The Finnish Minister of Agriculture and Forestry Sirkka-Liisa Anttila is considering measures to upgrade Salmonella enforcement and legislation on animal feed in the light of the recent outbreak of salmonella originating from the Raisio Feed plant, according to Helsingin Sanomat.
The law on animal feed could be amended so that all soybean products imported for use in chicken and pig feed should be processed in such a way that they are clean of salmonella already before getting into production. Much of the soybean used as a source of protein in the feed is contaminated by salmonella. Even if the factory area is thoroughly cleaned, salmonella is difficult to eradiacte.
Finland is classified as a salmonella-free area in the European Union, and the recent outbreak does not change this, says Maria Teirikko of the Finnish Food Safety Authority (EVIRA). Teirikko stated that there have been no breaches of safety regulations at Raisio Feed that officials would need to react to.

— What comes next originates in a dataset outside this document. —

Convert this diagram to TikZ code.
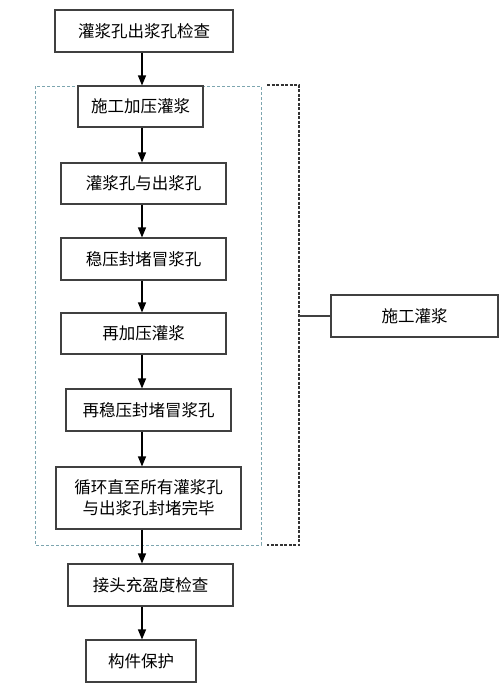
\documentclass[tikz,border=0pt]{standalone}
\usepackage{fontspec}
\newfontfamily\cjk{Noto Sans CJK SC}
\usetikzlibrary{arrows.meta,positioning}

\begin{document}
\begin{tikzpicture}[
  x=1pt,y=-1pt,
  box/.style={rectangle,draw=black!75,line width=1.1pt,inner sep=0pt,minimum width=165pt,minimum height=42pt,align=center,font=\cjk\fontsize{16.5}{21}\selectfont},
  arrow/.style={-{Triangle[length=10pt,width=8pt]},line width=1.1pt},
  bluedash/.style={draw={rgb,255:red,125;green,165;blue,175},line width=1pt,dash pattern=on 3pt off 2pt},
  blackdash/.style={draw=black!80,line width=1.6pt,dash pattern=on 3pt off 1.5pt}
]
\useasboundingbox (0,0) rectangle (500,685);

% Column axis
\coordinate (axis) at (142,0);

% Frames
\draw[bluedash] (35,86) rectangle (261,545);
\draw[blackdash] (267,85) -- (299,85) -- (299,545) -- (267,545);
\coordinate (brk) at (299,316);

% Steps
\node[box,minimum width=178pt] (check) at (144,31) {灌浆孔出浆孔检查};
\node[box,minimum width=125pt,minimum height=41pt] (press) at (140.5,106.5) {施工加压灌浆};
\node[box,minimum height=41pt] (holes) at (143.5,183.5) {灌浆孔与出浆孔};
\node[box] (seal) at (143.5,259) {稳压封堵冒浆孔};
\node[box,minimum height=41pt] (repress) at (143.5,333.5) {再加压灌浆};
\node[box] (reseal) at (148.5,410) {再稳压封堵冒浆孔};
\node[box,minimum width=185pt,minimum height=62pt] (loop) at (148.5,498) {循环直至所有灌浆孔\\与出浆孔封堵完毕};
\node[box] (fill) at (150.5,585) {接头充盈度检查};
\node[box,minimum width=110pt] (protect) at (141,661) {构件保护};

% Side label
\node[box,minimum width=167pt] (grout) at (414.5,316) {施工灌浆};

% Arrows
\draw[arrow] (check.south -| axis) -- (press.north -| axis);
\draw[arrow] (press.south -| axis) -- (holes.north -| axis);
\draw[arrow] (holes.south -| axis) -- (seal.north -| axis);
\draw[arrow] (seal.south -| axis) -- (repress.north -| axis);
\draw[arrow] (repress.south -| axis) -- (reseal.north -| axis);
\draw[arrow] (reseal.south -| axis) -- (loop.north -| axis);
\draw[arrow] (loop.south -| axis) -- (fill.north -| axis);
\draw[arrow] (fill.south -| axis) -- (protect.north -| axis);
\draw[line width=1.1pt,draw=black!75] (grout.west) -- (grout.west -| brk);

\end{tikzpicture}
\end{document}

Salmonella spread to a number of chicken and pig farms by the use of infected feed. So far, the salmonella infection has been detected in 31 egg farms and ten pork farms. The contamination led to slaughterings at the infected farms, and the facilities themselves are being disinfected.
2% of Finnish feed
The infected feed was manufactured on production line seven at Raisio Feed, which produces about 2% of all feed used in Finland. Matti Aho, a senior official at the Ministry of Agriculture and Forestry, says that salmonella is eliminated if the feed is heated sufficiently during production. At the Raisio plant, the temperature was probably not raised high enough.
Raisio CEO Matti Rihko says that the constant pressure caused by the risk of salmonella applies to the entire animal feed industry. “We perform twice as many salmonella tests as are required.”